DATA SHOWN:
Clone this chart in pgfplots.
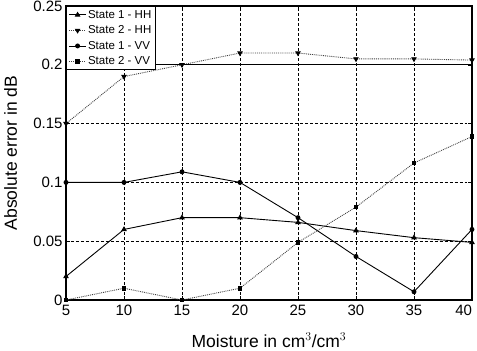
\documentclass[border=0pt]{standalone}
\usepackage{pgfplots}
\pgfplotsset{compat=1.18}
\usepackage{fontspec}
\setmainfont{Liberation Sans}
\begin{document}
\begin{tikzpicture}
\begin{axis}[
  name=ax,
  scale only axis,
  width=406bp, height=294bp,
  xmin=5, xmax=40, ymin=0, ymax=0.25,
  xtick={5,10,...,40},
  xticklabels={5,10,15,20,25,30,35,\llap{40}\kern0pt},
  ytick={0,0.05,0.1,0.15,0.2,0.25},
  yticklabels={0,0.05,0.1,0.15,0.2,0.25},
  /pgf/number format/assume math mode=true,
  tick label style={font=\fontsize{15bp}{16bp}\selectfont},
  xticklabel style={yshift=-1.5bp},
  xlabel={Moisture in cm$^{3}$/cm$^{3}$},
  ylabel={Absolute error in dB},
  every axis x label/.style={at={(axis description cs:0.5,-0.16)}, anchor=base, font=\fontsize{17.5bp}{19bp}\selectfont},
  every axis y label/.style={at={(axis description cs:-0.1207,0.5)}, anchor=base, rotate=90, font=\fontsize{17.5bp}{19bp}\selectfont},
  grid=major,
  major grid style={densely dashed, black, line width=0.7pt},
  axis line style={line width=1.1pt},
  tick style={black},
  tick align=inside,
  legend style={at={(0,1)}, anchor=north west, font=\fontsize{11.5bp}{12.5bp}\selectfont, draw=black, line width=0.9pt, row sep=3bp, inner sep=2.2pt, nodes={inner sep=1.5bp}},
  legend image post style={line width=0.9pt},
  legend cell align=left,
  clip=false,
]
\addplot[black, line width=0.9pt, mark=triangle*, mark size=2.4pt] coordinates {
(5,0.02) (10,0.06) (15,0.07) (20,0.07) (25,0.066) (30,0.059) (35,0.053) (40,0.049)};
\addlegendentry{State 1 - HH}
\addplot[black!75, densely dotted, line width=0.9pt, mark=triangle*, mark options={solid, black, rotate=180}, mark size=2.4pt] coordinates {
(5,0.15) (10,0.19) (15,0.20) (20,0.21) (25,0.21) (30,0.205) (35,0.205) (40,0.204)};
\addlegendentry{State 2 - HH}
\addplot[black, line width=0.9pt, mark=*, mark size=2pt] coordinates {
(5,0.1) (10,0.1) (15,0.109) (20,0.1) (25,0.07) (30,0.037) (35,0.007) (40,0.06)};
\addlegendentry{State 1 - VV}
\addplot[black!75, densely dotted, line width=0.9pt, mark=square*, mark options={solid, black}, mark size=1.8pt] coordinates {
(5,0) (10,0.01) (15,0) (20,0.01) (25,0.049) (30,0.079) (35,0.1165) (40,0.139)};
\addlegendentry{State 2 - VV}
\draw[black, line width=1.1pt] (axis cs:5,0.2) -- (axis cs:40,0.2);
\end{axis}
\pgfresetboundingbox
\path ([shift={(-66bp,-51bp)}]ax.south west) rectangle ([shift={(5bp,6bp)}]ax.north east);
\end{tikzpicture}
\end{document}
==
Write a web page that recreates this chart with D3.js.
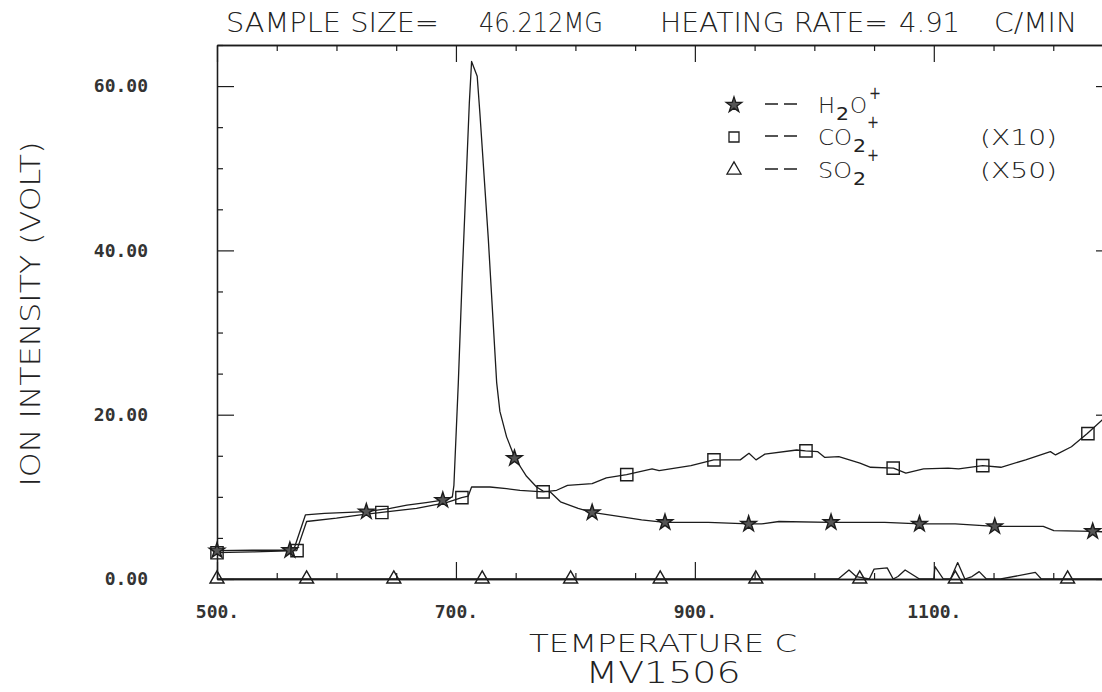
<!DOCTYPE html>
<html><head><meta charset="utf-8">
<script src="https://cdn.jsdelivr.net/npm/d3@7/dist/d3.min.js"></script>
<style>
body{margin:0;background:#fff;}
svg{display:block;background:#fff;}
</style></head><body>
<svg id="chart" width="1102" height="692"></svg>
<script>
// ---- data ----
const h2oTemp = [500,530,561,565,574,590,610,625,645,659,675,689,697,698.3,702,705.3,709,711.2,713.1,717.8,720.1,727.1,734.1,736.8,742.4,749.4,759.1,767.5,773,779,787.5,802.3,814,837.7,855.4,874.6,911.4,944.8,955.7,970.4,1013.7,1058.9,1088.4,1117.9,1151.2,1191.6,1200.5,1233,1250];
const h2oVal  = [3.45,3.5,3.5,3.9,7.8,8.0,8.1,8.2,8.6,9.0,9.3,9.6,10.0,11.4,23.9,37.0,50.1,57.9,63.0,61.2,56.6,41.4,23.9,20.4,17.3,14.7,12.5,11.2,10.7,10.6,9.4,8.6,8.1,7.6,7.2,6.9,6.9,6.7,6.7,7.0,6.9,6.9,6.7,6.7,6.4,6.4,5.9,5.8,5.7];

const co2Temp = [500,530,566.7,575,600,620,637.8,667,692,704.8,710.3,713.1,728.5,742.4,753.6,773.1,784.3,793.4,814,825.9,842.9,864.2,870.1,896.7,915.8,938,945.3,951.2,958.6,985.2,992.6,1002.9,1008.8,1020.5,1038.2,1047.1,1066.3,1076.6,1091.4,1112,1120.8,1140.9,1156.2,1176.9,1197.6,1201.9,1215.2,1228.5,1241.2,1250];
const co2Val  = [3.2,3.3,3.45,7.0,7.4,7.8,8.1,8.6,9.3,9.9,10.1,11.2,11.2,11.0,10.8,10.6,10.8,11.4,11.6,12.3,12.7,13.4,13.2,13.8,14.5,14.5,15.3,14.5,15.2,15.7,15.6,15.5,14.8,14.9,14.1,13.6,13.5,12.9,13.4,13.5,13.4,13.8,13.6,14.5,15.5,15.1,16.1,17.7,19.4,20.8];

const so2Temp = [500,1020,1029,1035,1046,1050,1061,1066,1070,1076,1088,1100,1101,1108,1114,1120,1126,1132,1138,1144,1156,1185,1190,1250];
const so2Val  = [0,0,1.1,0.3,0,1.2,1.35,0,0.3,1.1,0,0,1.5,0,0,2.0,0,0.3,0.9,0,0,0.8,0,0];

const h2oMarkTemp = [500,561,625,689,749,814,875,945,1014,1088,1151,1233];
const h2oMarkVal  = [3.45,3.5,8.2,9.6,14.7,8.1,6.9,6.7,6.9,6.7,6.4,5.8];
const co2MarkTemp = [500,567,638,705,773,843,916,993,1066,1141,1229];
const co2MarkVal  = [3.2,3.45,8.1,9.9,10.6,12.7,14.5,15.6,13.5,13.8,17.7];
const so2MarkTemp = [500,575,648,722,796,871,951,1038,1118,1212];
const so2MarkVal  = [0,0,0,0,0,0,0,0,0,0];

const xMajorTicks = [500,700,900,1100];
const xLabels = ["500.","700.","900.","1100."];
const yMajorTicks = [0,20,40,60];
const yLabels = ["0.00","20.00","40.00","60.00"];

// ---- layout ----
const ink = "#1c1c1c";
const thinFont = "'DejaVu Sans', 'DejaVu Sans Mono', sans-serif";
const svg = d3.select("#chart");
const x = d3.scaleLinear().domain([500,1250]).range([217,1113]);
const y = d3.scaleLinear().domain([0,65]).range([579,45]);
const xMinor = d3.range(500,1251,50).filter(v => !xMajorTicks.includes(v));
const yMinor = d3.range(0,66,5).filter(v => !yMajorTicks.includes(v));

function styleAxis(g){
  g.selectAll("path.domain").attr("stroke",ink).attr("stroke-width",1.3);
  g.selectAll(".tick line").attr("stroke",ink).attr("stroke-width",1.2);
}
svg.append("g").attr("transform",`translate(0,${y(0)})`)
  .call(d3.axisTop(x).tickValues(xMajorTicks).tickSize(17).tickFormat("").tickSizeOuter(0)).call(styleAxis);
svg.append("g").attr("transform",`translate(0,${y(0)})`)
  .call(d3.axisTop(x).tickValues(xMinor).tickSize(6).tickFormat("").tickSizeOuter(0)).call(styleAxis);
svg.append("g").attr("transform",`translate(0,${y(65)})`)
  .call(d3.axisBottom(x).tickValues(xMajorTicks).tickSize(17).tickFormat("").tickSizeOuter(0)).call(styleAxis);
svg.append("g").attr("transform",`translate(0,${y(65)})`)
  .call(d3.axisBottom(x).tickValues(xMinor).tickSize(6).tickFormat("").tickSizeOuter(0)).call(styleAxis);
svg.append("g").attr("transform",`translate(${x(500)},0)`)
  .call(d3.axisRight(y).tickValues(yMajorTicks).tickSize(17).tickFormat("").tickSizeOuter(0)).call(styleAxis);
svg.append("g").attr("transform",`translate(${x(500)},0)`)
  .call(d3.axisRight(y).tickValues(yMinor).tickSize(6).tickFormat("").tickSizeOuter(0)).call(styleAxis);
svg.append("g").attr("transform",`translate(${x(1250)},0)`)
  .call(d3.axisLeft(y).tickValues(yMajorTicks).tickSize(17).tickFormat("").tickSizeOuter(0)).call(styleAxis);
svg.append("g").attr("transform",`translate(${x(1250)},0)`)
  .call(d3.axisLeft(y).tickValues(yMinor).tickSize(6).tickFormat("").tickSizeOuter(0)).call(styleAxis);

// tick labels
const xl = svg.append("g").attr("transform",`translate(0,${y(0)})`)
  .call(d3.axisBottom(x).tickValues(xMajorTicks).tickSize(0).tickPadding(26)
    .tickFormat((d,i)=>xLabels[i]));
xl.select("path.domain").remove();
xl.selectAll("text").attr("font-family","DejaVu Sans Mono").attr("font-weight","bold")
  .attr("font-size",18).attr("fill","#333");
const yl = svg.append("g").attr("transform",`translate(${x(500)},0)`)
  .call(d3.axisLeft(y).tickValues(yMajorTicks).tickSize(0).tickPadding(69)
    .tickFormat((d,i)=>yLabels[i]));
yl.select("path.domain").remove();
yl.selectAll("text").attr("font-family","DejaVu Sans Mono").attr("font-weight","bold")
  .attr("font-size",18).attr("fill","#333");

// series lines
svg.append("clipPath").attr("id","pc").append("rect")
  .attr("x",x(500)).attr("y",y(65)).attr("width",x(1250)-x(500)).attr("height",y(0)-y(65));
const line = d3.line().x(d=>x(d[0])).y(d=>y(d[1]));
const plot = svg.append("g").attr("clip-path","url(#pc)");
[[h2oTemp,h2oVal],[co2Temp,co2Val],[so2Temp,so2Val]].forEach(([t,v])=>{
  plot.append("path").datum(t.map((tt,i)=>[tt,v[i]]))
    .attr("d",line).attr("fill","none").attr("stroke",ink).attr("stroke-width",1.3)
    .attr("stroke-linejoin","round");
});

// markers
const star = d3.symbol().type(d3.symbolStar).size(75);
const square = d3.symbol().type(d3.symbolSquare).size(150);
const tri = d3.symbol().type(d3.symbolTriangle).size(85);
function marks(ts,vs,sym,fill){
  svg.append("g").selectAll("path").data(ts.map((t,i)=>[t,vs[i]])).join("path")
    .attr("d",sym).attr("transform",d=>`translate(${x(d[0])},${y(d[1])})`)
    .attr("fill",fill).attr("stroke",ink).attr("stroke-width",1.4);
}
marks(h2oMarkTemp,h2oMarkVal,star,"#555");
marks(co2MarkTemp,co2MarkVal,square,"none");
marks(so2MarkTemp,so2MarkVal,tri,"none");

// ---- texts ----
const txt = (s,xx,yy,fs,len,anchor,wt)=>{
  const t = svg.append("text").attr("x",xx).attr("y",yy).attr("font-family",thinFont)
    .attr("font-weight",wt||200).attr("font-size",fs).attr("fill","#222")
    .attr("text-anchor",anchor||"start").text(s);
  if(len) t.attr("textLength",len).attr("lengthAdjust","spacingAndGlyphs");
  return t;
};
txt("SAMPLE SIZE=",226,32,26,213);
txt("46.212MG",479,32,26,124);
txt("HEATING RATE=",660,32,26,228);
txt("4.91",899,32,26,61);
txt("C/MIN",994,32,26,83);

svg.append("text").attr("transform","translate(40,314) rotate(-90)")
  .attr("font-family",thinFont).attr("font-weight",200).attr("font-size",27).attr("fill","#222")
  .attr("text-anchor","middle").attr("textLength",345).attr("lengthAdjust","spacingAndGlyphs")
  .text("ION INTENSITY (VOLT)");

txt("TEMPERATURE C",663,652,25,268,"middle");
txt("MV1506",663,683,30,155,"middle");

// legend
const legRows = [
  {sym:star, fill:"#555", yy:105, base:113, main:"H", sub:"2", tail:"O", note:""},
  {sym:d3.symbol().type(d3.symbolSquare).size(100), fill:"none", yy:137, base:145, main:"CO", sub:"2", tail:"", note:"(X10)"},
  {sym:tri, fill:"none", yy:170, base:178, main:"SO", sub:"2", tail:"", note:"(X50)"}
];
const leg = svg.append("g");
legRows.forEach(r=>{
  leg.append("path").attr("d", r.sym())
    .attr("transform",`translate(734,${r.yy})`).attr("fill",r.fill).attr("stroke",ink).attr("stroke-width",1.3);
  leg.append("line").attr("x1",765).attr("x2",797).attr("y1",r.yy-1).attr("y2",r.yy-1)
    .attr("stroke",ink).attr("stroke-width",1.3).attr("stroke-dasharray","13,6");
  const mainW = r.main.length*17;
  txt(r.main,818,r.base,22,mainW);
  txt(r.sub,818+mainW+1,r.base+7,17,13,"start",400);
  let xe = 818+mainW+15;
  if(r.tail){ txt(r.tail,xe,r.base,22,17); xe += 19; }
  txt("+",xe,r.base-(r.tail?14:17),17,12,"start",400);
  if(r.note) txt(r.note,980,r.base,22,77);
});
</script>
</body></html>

YOUR GOAL:
Gather up the lines that contain the word "chart".

ANSWER TO THE PROBLEM:
Clone this chart in pgfplots.
Write a web page that recreates this chart with D3.js.
<svg id="chart" width="1102" height="692"></svg>
const svg = d3.select("#chart");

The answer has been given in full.